### STATED PROBLEM
Using the listing below, copy every line that mentions "this".

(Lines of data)
++++++++++

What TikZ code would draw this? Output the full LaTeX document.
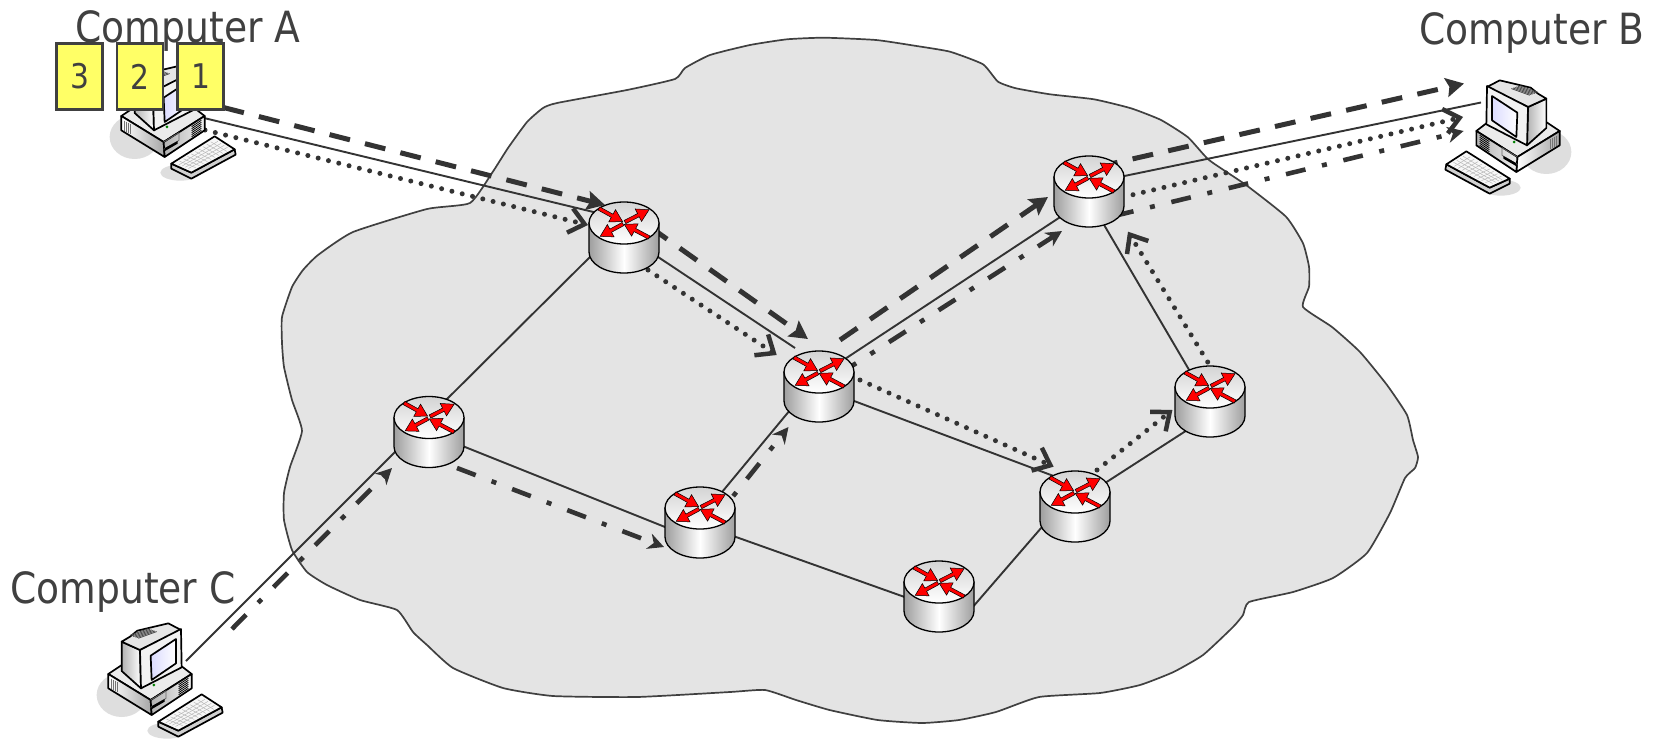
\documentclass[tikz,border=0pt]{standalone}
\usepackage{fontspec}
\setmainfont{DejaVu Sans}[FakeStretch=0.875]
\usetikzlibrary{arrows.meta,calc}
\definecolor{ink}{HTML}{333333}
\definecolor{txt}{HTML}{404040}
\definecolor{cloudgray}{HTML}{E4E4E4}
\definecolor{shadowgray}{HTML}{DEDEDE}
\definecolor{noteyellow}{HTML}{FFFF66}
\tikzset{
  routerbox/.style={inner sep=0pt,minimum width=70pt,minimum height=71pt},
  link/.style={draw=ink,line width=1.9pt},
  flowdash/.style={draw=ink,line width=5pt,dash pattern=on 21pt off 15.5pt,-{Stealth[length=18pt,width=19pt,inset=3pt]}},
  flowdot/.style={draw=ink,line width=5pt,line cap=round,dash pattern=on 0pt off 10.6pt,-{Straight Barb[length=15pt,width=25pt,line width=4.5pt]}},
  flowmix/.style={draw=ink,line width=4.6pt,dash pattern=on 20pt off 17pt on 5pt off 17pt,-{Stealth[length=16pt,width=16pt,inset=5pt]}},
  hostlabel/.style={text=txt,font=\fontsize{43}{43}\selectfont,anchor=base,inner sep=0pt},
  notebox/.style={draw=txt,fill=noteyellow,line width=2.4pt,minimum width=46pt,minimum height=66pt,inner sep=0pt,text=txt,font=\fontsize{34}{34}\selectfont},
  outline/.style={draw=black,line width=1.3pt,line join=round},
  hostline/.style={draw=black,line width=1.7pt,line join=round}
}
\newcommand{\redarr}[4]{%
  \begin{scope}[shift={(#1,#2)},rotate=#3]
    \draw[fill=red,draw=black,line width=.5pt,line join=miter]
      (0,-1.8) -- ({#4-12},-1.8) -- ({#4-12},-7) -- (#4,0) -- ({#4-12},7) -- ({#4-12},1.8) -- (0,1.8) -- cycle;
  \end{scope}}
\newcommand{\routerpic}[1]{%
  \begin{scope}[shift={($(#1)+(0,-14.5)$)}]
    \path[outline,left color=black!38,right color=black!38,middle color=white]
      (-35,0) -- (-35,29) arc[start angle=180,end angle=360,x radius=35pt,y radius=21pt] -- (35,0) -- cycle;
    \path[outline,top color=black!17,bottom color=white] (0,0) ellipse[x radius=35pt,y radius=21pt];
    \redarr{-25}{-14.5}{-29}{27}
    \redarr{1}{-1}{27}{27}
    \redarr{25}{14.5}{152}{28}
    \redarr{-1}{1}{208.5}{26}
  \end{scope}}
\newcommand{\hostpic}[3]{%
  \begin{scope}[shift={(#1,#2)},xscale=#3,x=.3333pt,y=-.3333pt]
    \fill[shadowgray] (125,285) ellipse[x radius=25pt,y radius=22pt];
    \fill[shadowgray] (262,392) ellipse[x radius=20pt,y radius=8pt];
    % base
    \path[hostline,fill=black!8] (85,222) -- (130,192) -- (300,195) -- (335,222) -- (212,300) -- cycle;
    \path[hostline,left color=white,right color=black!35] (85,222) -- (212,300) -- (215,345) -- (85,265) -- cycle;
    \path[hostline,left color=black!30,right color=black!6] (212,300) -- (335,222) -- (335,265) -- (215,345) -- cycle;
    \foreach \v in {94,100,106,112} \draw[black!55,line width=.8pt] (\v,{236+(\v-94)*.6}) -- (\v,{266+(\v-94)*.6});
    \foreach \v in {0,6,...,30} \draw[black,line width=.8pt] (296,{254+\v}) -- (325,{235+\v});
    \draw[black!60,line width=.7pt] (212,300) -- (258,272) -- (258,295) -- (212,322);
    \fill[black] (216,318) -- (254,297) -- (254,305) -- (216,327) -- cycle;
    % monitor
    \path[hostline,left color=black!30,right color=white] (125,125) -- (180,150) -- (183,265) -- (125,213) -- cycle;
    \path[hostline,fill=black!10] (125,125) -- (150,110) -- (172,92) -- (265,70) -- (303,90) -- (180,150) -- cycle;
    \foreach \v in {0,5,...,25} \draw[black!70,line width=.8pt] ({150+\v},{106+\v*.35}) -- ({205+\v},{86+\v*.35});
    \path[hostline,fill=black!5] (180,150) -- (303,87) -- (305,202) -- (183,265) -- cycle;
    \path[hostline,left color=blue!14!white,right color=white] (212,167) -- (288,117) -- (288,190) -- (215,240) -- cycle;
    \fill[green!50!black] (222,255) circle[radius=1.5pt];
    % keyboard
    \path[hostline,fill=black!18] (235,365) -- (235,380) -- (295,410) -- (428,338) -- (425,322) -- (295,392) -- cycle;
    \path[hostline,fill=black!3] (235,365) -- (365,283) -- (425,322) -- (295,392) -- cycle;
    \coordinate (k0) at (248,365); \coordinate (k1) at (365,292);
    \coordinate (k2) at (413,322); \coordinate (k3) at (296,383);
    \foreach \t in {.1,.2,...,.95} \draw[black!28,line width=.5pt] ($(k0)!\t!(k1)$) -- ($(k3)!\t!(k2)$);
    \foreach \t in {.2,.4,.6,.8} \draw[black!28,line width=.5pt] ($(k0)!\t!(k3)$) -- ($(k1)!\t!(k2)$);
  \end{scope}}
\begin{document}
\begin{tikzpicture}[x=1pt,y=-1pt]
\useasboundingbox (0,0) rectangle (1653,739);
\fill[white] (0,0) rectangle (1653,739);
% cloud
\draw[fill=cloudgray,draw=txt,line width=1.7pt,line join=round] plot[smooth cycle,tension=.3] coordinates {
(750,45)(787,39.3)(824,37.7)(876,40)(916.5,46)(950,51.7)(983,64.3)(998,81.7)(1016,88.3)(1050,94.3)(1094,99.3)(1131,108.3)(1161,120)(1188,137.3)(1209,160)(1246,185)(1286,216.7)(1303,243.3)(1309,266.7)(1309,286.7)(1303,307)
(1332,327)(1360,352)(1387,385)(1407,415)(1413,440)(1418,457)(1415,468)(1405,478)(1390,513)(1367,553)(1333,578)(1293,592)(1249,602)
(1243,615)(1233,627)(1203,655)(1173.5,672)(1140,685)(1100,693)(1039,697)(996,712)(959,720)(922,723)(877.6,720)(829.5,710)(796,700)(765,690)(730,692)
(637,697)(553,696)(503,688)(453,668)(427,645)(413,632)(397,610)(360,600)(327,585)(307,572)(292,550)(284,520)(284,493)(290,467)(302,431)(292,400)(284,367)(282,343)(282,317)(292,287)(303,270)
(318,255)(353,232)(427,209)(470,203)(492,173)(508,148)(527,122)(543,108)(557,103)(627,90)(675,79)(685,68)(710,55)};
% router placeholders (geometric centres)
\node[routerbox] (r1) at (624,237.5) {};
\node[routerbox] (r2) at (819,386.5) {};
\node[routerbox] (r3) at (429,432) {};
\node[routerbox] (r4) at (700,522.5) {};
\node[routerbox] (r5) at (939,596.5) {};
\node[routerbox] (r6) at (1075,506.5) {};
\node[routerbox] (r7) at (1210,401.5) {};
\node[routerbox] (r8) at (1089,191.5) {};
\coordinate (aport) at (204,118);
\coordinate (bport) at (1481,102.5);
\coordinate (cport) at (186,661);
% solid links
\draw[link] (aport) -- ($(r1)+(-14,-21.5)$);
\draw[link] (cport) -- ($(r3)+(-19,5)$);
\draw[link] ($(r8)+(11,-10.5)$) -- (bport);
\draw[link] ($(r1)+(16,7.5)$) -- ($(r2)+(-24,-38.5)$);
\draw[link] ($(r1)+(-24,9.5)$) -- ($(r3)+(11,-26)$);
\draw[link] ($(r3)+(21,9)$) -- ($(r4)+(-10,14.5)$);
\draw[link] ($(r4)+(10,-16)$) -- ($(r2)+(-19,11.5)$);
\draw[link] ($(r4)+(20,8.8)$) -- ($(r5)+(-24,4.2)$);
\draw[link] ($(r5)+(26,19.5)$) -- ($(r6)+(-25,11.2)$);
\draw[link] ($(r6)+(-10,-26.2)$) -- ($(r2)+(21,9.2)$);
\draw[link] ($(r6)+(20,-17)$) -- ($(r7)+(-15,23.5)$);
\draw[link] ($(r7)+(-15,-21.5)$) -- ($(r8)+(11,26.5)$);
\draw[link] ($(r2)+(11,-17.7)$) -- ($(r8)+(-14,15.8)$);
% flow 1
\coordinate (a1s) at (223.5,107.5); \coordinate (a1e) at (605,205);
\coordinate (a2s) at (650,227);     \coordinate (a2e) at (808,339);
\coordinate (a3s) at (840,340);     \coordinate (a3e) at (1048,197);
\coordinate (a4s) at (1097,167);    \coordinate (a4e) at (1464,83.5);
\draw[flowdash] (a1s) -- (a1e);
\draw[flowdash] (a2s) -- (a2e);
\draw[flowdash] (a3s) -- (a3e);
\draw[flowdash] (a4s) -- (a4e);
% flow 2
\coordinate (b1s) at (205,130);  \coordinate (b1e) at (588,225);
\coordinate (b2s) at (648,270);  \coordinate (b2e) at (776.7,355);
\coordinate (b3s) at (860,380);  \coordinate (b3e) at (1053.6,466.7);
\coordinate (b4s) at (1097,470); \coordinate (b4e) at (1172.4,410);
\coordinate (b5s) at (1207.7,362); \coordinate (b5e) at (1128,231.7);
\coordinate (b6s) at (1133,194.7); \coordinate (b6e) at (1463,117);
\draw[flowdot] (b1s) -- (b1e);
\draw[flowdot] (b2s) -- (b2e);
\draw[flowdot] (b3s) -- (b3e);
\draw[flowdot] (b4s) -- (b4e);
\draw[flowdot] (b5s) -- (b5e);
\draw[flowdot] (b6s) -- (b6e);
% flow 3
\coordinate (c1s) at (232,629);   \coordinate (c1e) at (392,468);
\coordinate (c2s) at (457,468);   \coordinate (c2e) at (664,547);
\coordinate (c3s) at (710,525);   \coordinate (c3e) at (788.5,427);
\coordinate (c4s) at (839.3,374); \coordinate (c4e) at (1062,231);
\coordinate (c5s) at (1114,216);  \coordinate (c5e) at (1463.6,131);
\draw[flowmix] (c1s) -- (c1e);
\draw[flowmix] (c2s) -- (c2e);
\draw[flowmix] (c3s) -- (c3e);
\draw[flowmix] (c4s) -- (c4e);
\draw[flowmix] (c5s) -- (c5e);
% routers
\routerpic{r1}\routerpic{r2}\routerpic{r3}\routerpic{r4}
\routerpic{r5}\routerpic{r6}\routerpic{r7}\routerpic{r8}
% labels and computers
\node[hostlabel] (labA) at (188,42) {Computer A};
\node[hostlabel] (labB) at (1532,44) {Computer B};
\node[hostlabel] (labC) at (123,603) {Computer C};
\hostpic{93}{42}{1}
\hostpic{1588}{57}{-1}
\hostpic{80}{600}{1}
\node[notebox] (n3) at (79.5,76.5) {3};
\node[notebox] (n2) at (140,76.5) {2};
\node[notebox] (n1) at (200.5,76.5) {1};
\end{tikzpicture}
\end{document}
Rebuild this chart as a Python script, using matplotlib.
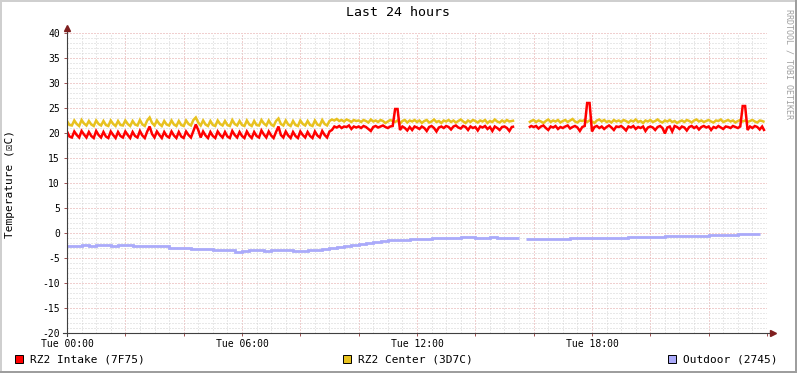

++++++++++

### EXPECTED ANSWER
What TikZ code would draw this? Output the full LaTeX document.
Rebuild this chart as a Python script, using matplotlib.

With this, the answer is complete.